I saw a call for papers for a collection under the working title of Lenin 2020. And so, as if there wasn't a thousand and one other projects demanding my attention on top of the self-replenishing work pile, I decided to submit this abstract.


Beyond Leninism: Obsolescence, Multitudes, and the Place of the Party

In their influential and groundbreaking work, Michael Hardt and Toni Negri have repeatedly declared the death of the revolutionary party while in their most recent collaborative intervention, Assembly, they acknowledge that the struggle against capital demands permanent organisation and structure, while offering an idiosyncratic, accountable and ground-up approach to leadership. They suggest the revolutionary party is obsolete from the standpoint of the class struggles of the early 21st century mainly because, in extremis, they embody representative logics that squash complexity and impose political subjectivities and activism on a multitudinous mass in which class is but one axis of articulation and positioning. Capturing and nurturing revolutionary subjectivities demands that we venture beyond Leninism, the straitjacket of the disciplined party, and the quasi-theological belief in revolution as a singular redemptive event.
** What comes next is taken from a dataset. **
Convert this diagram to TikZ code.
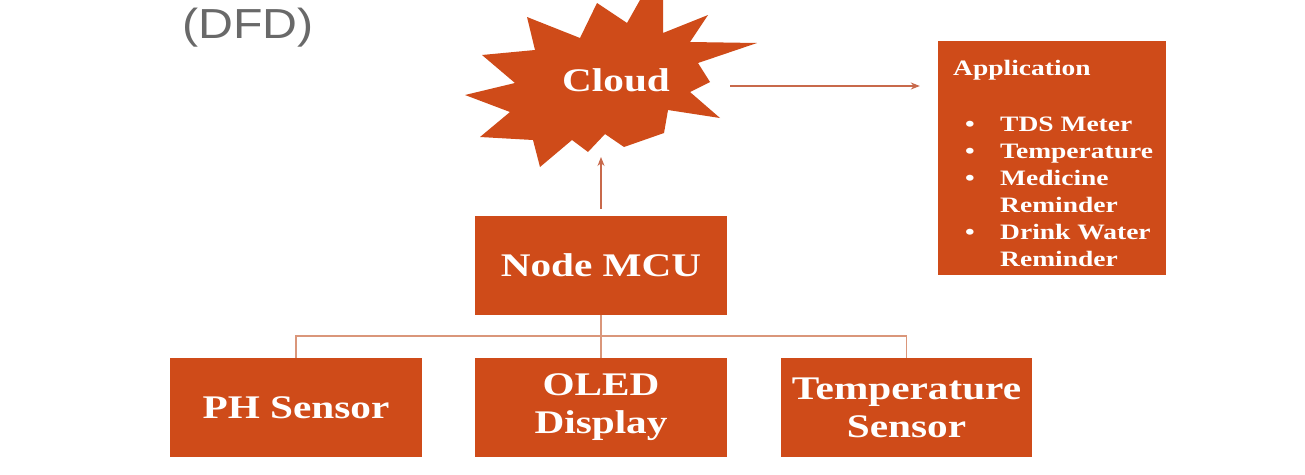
\documentclass[tikz,border=0pt]{standalone}
\usepackage{fontspec}
\setmainfont{Liberation Serif}[FakeStretch=1.25]
\newfontfamily\dfdfont{Liberation Sans}[FakeStretch=1.15]
\usetikzlibrary{arrows.meta}
\definecolor{boxor}{RGB}{207,75,25}
\definecolor{linkor}{RGB}{218,150,122}
\definecolor{arrowor}{RGB}{200,105,75}
\definecolor{dfdgray}{RGB}{105,105,105}
\begin{document}
\begin{tikzpicture}[x=1pt,y=-1pt,
  box/.style={fill=boxor, draw=none, minimum width=252pt, minimum height=99pt, inner sep=0pt,
    text=white, font=\fontsize{33}{38}\selectfont\bfseries, align=center},
  link/.style={draw=linkor, line width=1.6pt},
  flow/.style={draw=arrowor, line width=1.2pt, -{Stealth[length=9pt,width=7pt]}},
  apptext/.style={anchor=base west, text=white, font=\fontsize{22}{26}\selectfont\bfseries, inner sep=0pt}]
\fill[white] (0,0) rectangle (1305,474);
\useasboundingbox (0,0) rectangle (1305,474);

% title
\node[font=\dfdfont\fontsize{42}{46}\selectfont, text=dfdgray, inner sep=0pt] (dfd) at (248,28) {(DFD)};

% cloud starburst
\fill[boxor] (465,95) -- (515,83) -- (482,55) -- (535,50) -- (527,17) -- (580,38) -- (597,3)
  -- (627,23) -- (640,0) -- (663,0) -- (663,33) -- (708,15) -- (690,42) -- (757,43)
  -- (698,63) -- (710,82) -- (690,92) -- (720,118) -- (668,110) -- (664,133) -- (624,147)
  -- (605,134) -- (588,152) -- (572,140) -- (540,167) -- (533,140) -- (480,137) -- (510,112) -- cycle;
\node[text=white, font=\fontsize{33}{38}\selectfont\bfseries, inner sep=0pt] (cloud) at (616,80) {Cloud};
\coordinate (cloudS) at (598,157);
\coordinate (cloudE) at (730,86);

% boxes
\node[box] (mcu) at (601,265.5) {Node MCU};
\node[box] (ph) at (296,407.5) {PH Sensor};
\node[box] (oled) at (601,407.5) {OLED\\Display};
\node[box, minimum width=251pt] (temp) at (906.5,407.5) {Temperature\\Sensor};

% application box
\node[fill=boxor, minimum width=228pt, minimum height=234pt, inner sep=0pt] (app) at (1052,158) {};
\node[apptext] (apptitle) at (953,75) {Application};
\node[apptext] (b1) at (965,131) {\textbullet};
\node[apptext] (i1) at (1000,131) {TDS Meter};
\node[apptext] (b2) at (965,158) {\textbullet};
\node[apptext] (i2) at (1000,158) {Temperature};
\node[apptext] (b3) at (965,185) {\textbullet};
\node[apptext] (i3) at (1000,185) {Medicine};
\node[apptext] (i3b) at (1000,212) {Reminder};
\node[apptext] (b4) at (965,239) {\textbullet};
\node[apptext] (i4) at (1000,239) {Drink Water};
\node[apptext] (i4b) at (1000,266) {Reminder};

% connectors
\coordinate (bus) at (601,336);
\draw[link] (mcu.south) -- (oled.north);
\draw[link] (ph.north) -- (ph.north |- bus) -- (temp.north |- bus) -- (temp.north);
\draw[flow, shorten <=7pt] (mcu.north) -- (mcu.north |- cloudS);
\draw[flow, shorten >=18pt] (cloudE) -- (app.west |- cloudE);
\end{tikzpicture}
\end{document}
In this paper we examine the experience of the most prominent and influential Leninist groups in Britain to flesh out the character of this obsolescence, particularly in a conjuncture marked by the sudden rise of Jeremy Corbyn and a renaissance of the Labour left, and locate their failures in an orientation that is cross purposes to the changes in political economy over the last 40 years, a strategic position akin to the ‘mass worker’ of a previous form of capitalism as opposed to the ‘socialised worker’ of immaterial production and networks. While Hardt and Negri are right to eschew the Leninist party for these reasons, following the arguments of Jodi Dean and particularly the understanding of the working class party advanced by Marx and Engels we suggest contemporary movements are bringing the party question back to the fore – Leninism might not be appropriate to the moment, and may never be again, but far from being out of sorts the party is demonstrating its continued relevance to radical politics. The question is how, and what sort of party should this be.